I was reading about phytollaxis in plants and Fermat's spirals when I came across the Wikipedia article on golden angles. Surprisingly, the radian golden angle is very nearly approximated by a simple rational number, $2.4$. In the spirit of near-integers, is there any mathematically 'deep' reason for this curiosity? or is it merely a mathematical coincidence? What about the irrational numbers $\pi$ and $3-\sqrt5$ would hint to their product being so nearly rational?
Equivalently, why is it that $\pi\approx\dfrac{12}{15-5\sqrt5}$ so closely?

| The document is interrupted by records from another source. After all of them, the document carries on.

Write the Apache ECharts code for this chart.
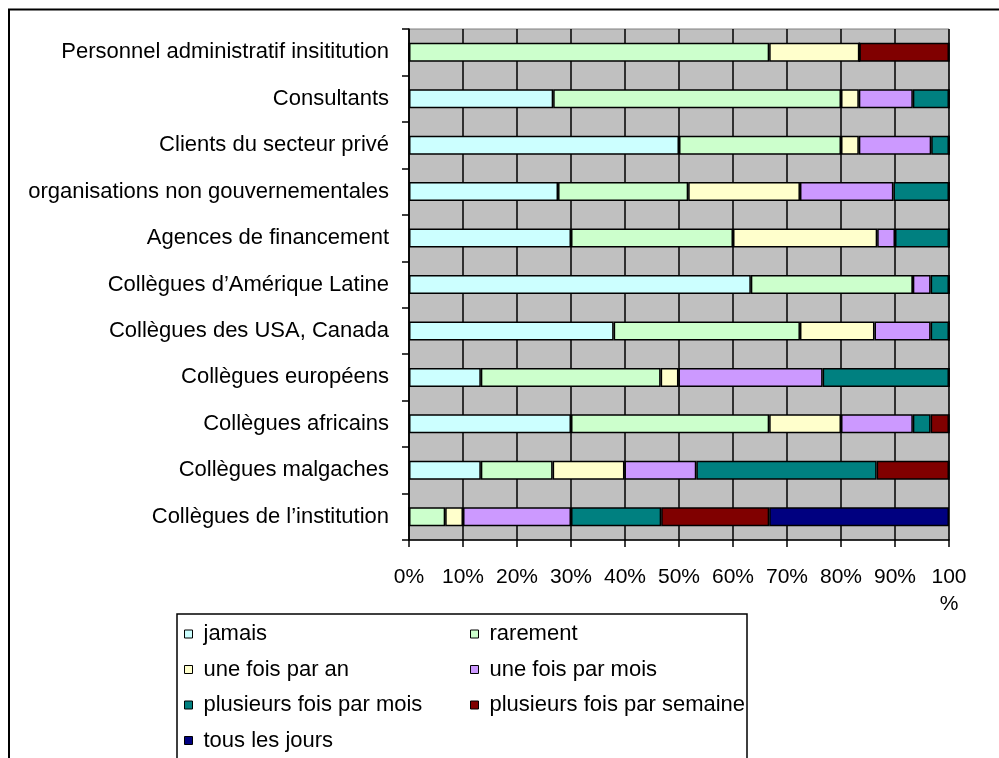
<!DOCTYPE html>
<html>
<head>
<meta charset="utf-8">
<script src="https://cdn.jsdelivr.net/npm/echarts@6/dist/echarts.min.js"></script>
<style>
  html, body { margin: 0; padding: 0; background: #fff; }
  #chart { width: 999px; height: 758px; }
</style>
</head>
<body>
<div id="chart"></div>
<script>
// catégories, de haut en bas
var categories = [
  'Personnel administratif insititution',
  'Consultants',
  'Clients du secteur privé',
  'organisations non gouvernementales',
  'Agences de financement',
  'Collègues d’Amérique Latine',
  'Collègues des USA, Canada',
  'Collègues européens',
  'Collègues africains',
  'Collègues malgaches',
  'Collègues de l’institution'
]

// pourcentages par fréquence (même ordre que categories)
var jamais = [0, 26.7, 50, 27.6, 30, 63.3, 37.9, 13.3, 30, 13.3, 0]
var rarement = [66.7, 53.3, 30, 24.1, 30, 30, 34.5, 33.3, 36.7, 13.3, 6.7]
var uneFoisParAn = [16.7, 3.3, 3.3, 20.7, 26.7, 0, 13.8, 3.3, 13.3, 13.3, 3.3]
var uneFoisParMois = [0, 10, 13.4, 17.3, 3.3, 3.3, 10.4, 26.7, 13.3, 13.3, 20]
var plusieursParMois = [0, 6.7, 3.3, 10.3, 10, 3.4, 3.4, 23.4, 3.3, 33.4, 16.7]
var plusieursParSemaine = [16.6, 0, 0, 0, 0, 0, 0, 0, 3.4, 13.4, 20]
var tousLesJours = [0, 0, 0, 0, 0, 0, 0, 0, 0, 0, 33.3]

var xTicks = [0, 10, 20, 30, 40, 50, 60, 70, 80, 90, 100]

var font = "'Liberation Sans', Arial, sans-serif"

function serie(name, color, data) {
  return {
    name: name,
    type: 'bar',
    stack: 'total',
    barWidth: 19,
    itemStyle: { color: color, borderColor: '#000', borderWidth: 1.5 },
    data: data
  }
}

function legende(left, items) {
  return {
    orient: 'vertical',
    left: left, top: 623,
    height: 160,
    padding: 0,
    itemWidth: 8, itemHeight: 8, itemGap: 13.5,
    icon: 'rect',
    itemStyle: { borderColor: '#000', borderWidth: 1 },
    textStyle: { fontSize: 22, lineHeight: 22, color: '#000', fontFamily: font, padding: [0, 0, 0, 6] },
    data: items
  }
}

var myChart = echarts.init(document.getElementById('chart'))
const option = {
  animation: false,
  textStyle: { fontFamily: font, color: '#000' },
  grid: {
    left: 409, top: 29, right: 50, bottom: 218,
    show: true,
    backgroundColor: '#C0C0C0',
    borderColor: '#808080',
    borderWidth: 1
  },
  xAxis: {
    type: 'value',
    min: xTicks[0],
    max: xTicks[xTicks.length - 1],
    interval: 10,
    axisLine: { show: true, lineStyle: { color: '#000', width: 1.5 } },
    axisTick: { show: true, length: 7, lineStyle: { color: '#000', width: 1.5 } },
    splitLine: { show: true, lineStyle: { color: '#000', width: 1.5 } },
    axisLabel: {
      margin: 24,
      fontSize: 21,
      lineHeight: 27,
      color: '#000',
      fontFamily: font,
      formatter: function (v) { return v === 100 ? '100\n%' : v + '%' }
    }
  },
  yAxis: {
    type: 'category',
    inverse: true,
    data: categories,
    axisLine: { show: true, lineStyle: { color: '#000', width: 1.5 } },
    axisTick: { show: true, length: 7, lineStyle: { color: '#000', width: 1.5 } },
    splitLine: { show: false },
    axisLabel: { interval: 0, margin: 20, fontSize: 22, color: '#000', fontFamily: font }
  },
  legend: [
    legende(184, ['jamais', 'une fois par an', 'plusieurs fois par mois', 'tous les jours']),
    legende(470, ['rarement', 'une fois par mois', 'plusieurs fois par semaine'])
  ],
  graphic: [
    // cadre du graphique
    { type: 'rect', silent: true, z: -1, shape: { x: 9, y: 9.5, width: 1000, height: 800 },
      style: { fill: null, stroke: '#000', lineWidth: 2 } },
    // cadre de la légende
    { type: 'rect', silent: true, z: -1, shape: { x: 177, y: 614, width: 570, height: 200 },
      style: { fill: null, stroke: '#000', lineWidth: 1.5 } }
  ],
  series: [
    serie('jamais', '#CCFFFF', jamais),
    serie('rarement', '#CCFFCC', rarement),
    serie('une fois par an', '#FFFFCC', uneFoisParAn),
    serie('une fois par mois', '#CC99FF', uneFoisParMois),
    serie('plusieurs fois par mois', '#008080', plusieursParMois),
    serie('plusieurs fois par semaine', '#800000', plusieursParSemaine),
    serie('tous les jours', '#000080', tousLesJours)
  ]
}
myChart.setOption(option)
</script>
</body>
</html>
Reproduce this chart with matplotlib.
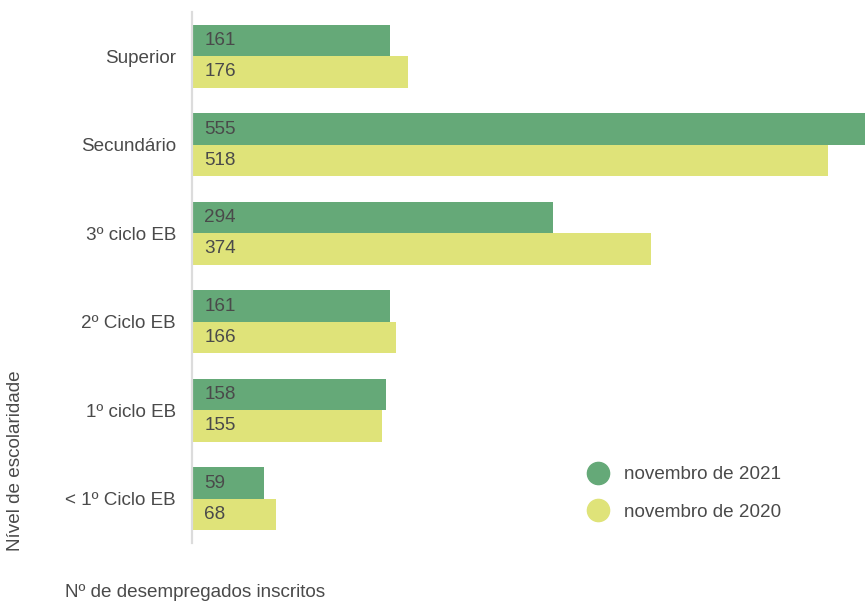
import matplotlib.pyplot as plt
import numpy as np
from matplotlib.lines import Line2D

plt.rcParams["font.family"] = ["Liberation Sans", "DejaVu Sans"]

niveis = ["Superior", "Secundário", "3º ciclo EB", "2º Ciclo EB", "1º ciclo EB", "< 1º Ciclo EB"]
nov_2021 = [161, 555, 294, 161, 158, 59]
nov_2020 = [176, 518, 374, 166, 155, 68]
series_labels = ["novembro de 2021", "novembro de 2020"]

GREEN = "#65a978"
YELLOW = "#dfe379"
TEXT = "#4a4a4a"
FS = 13.6

fig = plt.figure(figsize=(8.65, 6.03), dpi=100)
ax = fig.add_axes([0.222, 0.0995, 0.778, 0.8806])

y = np.arange(len(niveis))
h = 0.355
ax.barh(y - h / 2, nov_2021, height=h, color=GREEN)
ax.barh(y + h / 2, nov_2020, height=h, color=YELLOW)

# value labels just inside the bar start
for yi, v in zip(y - h / 2, nov_2021):
    ax.text(10, yi, str(v), va="center", ha="left", fontsize=FS, color=TEXT)
for yi, v in zip(y + h / 2, nov_2020):
    ax.text(10, yi, str(v), va="center", ha="left", fontsize=FS, color=TEXT)

ax.set_xlim(0, 548)
ax.set_ylim(len(niveis) - 0.5, -0.5)
ax.set_yticks(y)
ax.set_yticklabels(niveis, fontsize=FS, color=TEXT)
ax.tick_params(axis="y", length=0, pad=11.5)
ax.set_xticks([])
for side in ["top", "right", "bottom"]:
    ax.spines[side].set_visible(False)
ax.spines["left"].set_color("#dcdcdc")
ax.spines["left"].set_linewidth(1.6)

fig.text(0.018, 0.386, "Nível de escolaridade", rotation=90, ha="center", va="top",
         fontsize=FS, color=TEXT)
fig.text(0.075, 0.004, "Nº de desempregados inscritos", ha="left", va="bottom",
         fontsize=FS, color=TEXT)

handles = [
    Line2D([], [], marker="o", linestyle="none", markersize=16, color=GREEN),
    Line2D([], [], marker="o", linestyle="none", markersize=16, color=YELLOW),
]
fig.legend(handles, series_labels, loc="upper left", bbox_to_anchor=(0.658, 0.255),
           frameon=False, fontsize=FS, labelcolor=TEXT, handletextpad=0.8,
           labelspacing=1.05, handlelength=1.2)

fig.savefig("out.png", dpi=100)
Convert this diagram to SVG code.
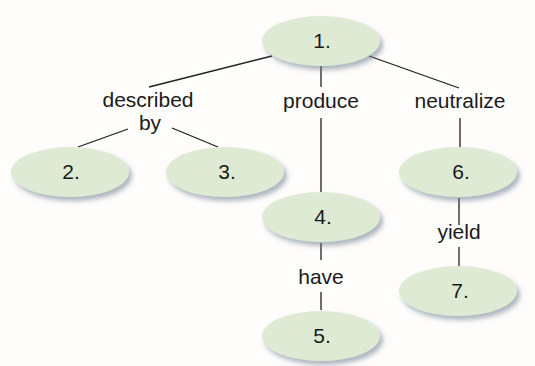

Are there other 'nice' algebraic approximations for $\pi$?
Good rational approximations of Pi are obtained from its continued fraction expansion.
Among them, $\dfrac{22}{7}$ and $\dfrac{355}{113}$.
Due to the way these fractions are computed, they are more accurate than other fractions with denominators of the same order of magnitude, so they are the most "efficient". This is in connection with Dirichlet's theorem.
Anyway, they provide no real gain as the number of their digits is similar to the number of correct decimals they generate.
There are certainly more efficient approximations if you allow integer square roots, just because you enable more freedom.
It doesn't seem that $\dfrac{12}{15-5\sqrt5}$ be extremely efficient. Among all approximations of this form with integers below $20$ and square root of a single digit (there's more than $250000$ such combinations, no surprise some are good ones), it is the best. But if you allow a radical at the numerator it is by far beaten by $\dfrac{4\sqrt7-2}{\sqrt3+1}$.
Also in relation to the Golden section, $\dfrac{23}{41\sqrt5-99}$, $\dfrac{909}{240\sqrt5-826}$, $\dfrac65\dfrac{\sqrt5+1}{\sqrt5-1}^*$, $\dfrac{92\sqrt5+47}{40\sqrt5-9}$, $\dfrac{263\sqrt5+261}{124\sqrt5-7}$ ($^*$ same as in the OP).